* **EXERCISE INSTRUCTIONS**:
From the entries below, print exactly the span beginning with the line holding "Output the Python" and ending with the line holding "8110000, 8460000, 8590000]", endpoints included, and skip any pictures.

## start

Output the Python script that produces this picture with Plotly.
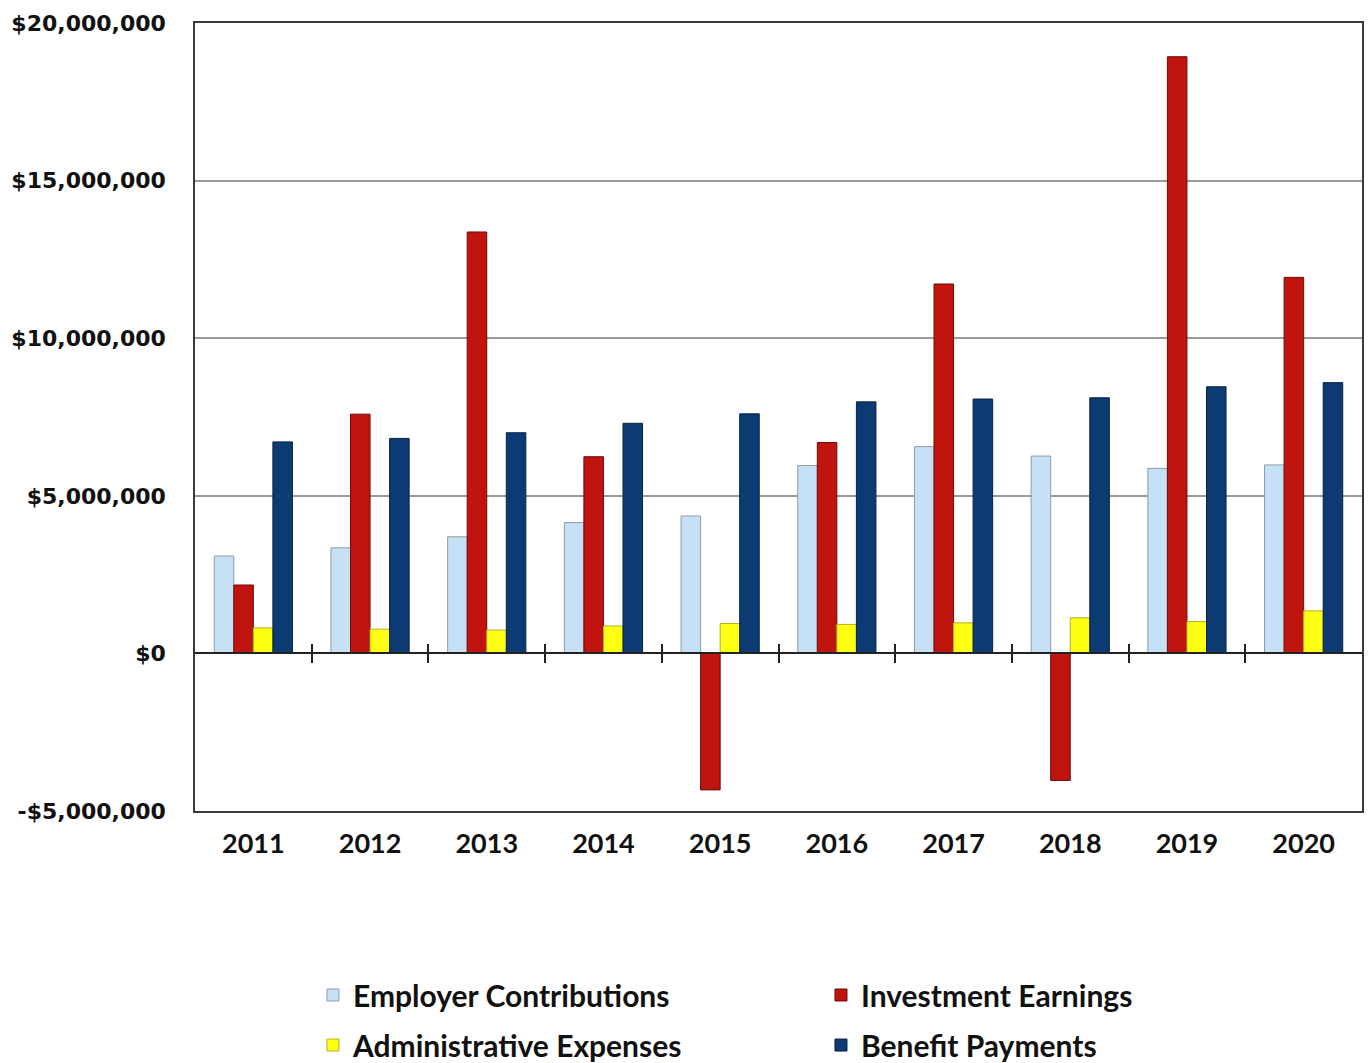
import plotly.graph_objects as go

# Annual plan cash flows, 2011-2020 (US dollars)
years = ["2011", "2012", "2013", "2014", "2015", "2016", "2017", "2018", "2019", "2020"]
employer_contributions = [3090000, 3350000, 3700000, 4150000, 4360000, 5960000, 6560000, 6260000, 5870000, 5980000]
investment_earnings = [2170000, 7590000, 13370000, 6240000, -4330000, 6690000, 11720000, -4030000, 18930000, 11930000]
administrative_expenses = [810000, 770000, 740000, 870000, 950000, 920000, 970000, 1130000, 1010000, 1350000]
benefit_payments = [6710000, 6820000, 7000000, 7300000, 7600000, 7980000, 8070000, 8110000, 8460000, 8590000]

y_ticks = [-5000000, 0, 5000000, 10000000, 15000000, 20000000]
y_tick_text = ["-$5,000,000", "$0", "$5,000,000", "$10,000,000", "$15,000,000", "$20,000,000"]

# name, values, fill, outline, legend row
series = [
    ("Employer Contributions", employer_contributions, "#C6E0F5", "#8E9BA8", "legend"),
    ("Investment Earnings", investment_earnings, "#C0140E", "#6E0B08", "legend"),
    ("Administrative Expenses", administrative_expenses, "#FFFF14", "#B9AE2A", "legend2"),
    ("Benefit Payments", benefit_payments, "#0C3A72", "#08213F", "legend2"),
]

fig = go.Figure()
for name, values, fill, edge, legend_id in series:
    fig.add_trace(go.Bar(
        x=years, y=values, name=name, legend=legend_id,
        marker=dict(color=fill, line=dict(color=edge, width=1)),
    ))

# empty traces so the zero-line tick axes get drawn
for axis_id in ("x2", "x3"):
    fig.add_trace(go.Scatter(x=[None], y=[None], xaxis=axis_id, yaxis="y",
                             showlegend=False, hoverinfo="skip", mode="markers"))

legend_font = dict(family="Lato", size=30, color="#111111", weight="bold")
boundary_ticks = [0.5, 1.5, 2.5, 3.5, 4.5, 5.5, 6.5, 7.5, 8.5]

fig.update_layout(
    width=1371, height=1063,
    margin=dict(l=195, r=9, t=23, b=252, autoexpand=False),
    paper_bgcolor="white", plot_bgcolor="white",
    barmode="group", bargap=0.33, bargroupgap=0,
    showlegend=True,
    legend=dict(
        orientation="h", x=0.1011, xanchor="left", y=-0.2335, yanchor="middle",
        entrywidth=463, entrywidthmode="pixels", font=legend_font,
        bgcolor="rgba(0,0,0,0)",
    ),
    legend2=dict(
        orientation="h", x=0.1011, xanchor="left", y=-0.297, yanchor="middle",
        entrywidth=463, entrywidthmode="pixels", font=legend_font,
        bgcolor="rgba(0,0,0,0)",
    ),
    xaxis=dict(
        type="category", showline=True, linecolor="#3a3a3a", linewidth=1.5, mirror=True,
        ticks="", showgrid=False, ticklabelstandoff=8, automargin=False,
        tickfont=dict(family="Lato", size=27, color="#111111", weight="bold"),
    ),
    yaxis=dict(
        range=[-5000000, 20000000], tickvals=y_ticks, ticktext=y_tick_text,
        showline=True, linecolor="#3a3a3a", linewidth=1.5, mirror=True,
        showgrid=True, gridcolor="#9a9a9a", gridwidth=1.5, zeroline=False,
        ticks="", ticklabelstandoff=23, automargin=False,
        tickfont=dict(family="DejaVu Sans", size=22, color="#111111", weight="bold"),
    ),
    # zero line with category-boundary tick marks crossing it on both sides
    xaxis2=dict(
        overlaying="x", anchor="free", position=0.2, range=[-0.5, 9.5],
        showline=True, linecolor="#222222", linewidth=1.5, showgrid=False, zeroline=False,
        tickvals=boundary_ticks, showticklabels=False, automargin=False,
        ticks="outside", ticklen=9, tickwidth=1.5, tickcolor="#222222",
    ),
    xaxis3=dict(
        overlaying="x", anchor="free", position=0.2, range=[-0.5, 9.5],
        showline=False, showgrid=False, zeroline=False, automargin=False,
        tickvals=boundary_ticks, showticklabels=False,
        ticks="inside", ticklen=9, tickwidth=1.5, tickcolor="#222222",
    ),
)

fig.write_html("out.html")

## end
## start

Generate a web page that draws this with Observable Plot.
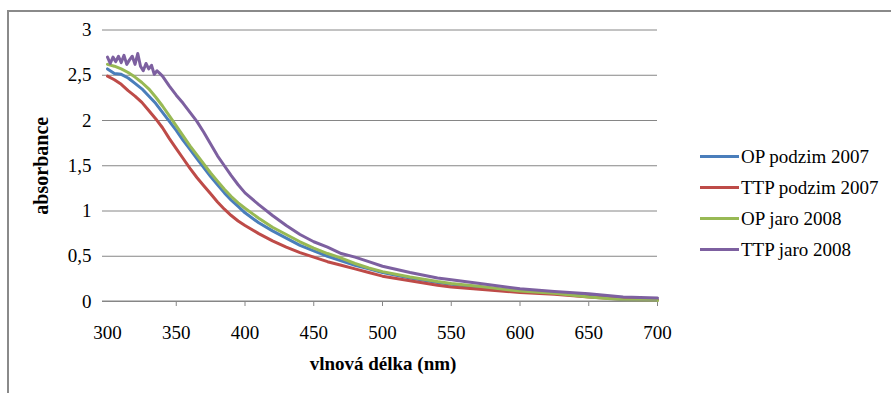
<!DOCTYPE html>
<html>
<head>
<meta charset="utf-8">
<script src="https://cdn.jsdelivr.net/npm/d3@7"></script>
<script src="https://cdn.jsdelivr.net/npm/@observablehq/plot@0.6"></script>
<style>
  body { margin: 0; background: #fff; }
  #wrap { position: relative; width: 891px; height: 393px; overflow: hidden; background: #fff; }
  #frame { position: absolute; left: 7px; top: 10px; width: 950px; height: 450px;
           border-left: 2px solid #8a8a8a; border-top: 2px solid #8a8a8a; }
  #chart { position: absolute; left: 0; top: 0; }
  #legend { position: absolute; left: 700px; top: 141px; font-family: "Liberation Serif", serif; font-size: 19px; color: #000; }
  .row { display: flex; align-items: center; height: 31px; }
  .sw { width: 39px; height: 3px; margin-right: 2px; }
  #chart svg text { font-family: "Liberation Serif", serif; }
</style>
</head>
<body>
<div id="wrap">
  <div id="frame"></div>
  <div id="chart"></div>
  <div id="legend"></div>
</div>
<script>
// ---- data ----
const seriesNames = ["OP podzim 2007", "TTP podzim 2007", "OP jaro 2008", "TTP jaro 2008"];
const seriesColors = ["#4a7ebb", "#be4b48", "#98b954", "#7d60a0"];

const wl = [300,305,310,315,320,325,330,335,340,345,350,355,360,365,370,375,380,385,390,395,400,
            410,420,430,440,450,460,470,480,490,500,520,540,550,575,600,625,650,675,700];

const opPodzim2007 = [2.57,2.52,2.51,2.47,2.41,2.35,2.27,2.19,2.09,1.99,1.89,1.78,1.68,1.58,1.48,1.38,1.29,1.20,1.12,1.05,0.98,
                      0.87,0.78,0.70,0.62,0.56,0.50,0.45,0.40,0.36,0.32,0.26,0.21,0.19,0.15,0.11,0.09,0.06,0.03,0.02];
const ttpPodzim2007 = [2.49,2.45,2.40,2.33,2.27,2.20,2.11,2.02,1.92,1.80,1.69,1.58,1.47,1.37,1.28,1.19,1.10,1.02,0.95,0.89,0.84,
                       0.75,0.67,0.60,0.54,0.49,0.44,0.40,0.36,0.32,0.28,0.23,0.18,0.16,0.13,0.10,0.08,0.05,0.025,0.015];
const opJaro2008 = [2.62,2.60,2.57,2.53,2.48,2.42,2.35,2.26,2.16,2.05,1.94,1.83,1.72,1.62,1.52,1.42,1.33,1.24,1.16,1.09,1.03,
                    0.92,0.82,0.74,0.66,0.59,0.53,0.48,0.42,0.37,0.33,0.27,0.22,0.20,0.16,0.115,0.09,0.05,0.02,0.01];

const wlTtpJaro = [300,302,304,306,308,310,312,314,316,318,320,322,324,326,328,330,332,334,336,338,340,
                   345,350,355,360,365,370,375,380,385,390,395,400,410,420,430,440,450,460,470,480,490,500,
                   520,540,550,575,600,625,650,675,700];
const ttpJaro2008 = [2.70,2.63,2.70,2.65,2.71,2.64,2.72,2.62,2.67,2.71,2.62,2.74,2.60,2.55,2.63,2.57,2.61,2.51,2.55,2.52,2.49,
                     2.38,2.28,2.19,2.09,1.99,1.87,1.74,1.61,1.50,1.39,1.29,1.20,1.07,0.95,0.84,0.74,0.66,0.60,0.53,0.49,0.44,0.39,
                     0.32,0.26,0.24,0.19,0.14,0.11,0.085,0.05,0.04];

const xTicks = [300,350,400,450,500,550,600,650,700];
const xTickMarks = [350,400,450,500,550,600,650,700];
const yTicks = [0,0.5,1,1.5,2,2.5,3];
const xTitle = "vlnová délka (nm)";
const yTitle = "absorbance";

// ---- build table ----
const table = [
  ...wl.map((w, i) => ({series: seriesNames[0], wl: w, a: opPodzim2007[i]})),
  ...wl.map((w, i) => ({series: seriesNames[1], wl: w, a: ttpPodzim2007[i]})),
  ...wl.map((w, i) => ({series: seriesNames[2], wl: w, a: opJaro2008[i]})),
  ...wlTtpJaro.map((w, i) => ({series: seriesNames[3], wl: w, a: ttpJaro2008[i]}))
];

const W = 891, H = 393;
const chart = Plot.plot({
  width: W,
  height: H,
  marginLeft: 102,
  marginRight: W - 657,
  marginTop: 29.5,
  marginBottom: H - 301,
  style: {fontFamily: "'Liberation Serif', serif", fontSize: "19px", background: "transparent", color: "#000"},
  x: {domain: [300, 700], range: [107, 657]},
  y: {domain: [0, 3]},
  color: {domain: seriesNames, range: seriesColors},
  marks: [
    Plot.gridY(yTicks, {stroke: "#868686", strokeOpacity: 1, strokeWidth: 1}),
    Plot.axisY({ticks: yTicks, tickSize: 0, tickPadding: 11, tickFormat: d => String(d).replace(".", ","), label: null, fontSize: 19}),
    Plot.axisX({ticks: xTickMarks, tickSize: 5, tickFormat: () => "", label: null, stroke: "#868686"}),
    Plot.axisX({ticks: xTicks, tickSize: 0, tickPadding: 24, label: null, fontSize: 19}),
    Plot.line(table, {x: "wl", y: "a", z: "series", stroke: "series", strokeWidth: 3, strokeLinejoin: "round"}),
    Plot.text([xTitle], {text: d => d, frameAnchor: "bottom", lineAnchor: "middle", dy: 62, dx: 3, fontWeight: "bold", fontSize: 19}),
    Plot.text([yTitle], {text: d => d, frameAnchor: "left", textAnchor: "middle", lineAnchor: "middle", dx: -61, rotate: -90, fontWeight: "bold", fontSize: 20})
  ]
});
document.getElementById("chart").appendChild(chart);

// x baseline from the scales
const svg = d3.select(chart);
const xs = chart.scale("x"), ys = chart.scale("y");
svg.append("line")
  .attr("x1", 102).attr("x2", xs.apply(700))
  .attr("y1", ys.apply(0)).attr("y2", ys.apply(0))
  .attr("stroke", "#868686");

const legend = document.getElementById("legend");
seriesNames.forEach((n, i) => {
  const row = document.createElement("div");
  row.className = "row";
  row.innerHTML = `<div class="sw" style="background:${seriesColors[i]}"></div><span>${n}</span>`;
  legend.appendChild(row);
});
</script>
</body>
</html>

## end

* **FULL SOLUTION**:
Output the Python script that produces this picture with Plotly.
import plotly.graph_objects as go

# Annual plan cash flows, 2011-2020 (US dollars)
years = ["2011", "2012", "2013", "2014", "2015", "2016", "2017", "2018", "2019", "2020"]
employer_contributions = [3090000, 3350000, 3700000, 4150000, 4360000, 5960000, 6560000, 6260000, 5870000, 5980000]
investment_earnings = [2170000, 7590000, 13370000, 6240000, -4330000, 6690000, 11720000, -4030000, 18930000, 11930000]
administrative_expenses = [810000, 770000, 740000, 870000, 950000, 920000, 970000, 1130000, 1010000, 1350000]
benefit_payments = [6710000, 6820000, 7000000, 7300000, 7600000, 7980000, 8070000, 8110000, 8460000, 8590000]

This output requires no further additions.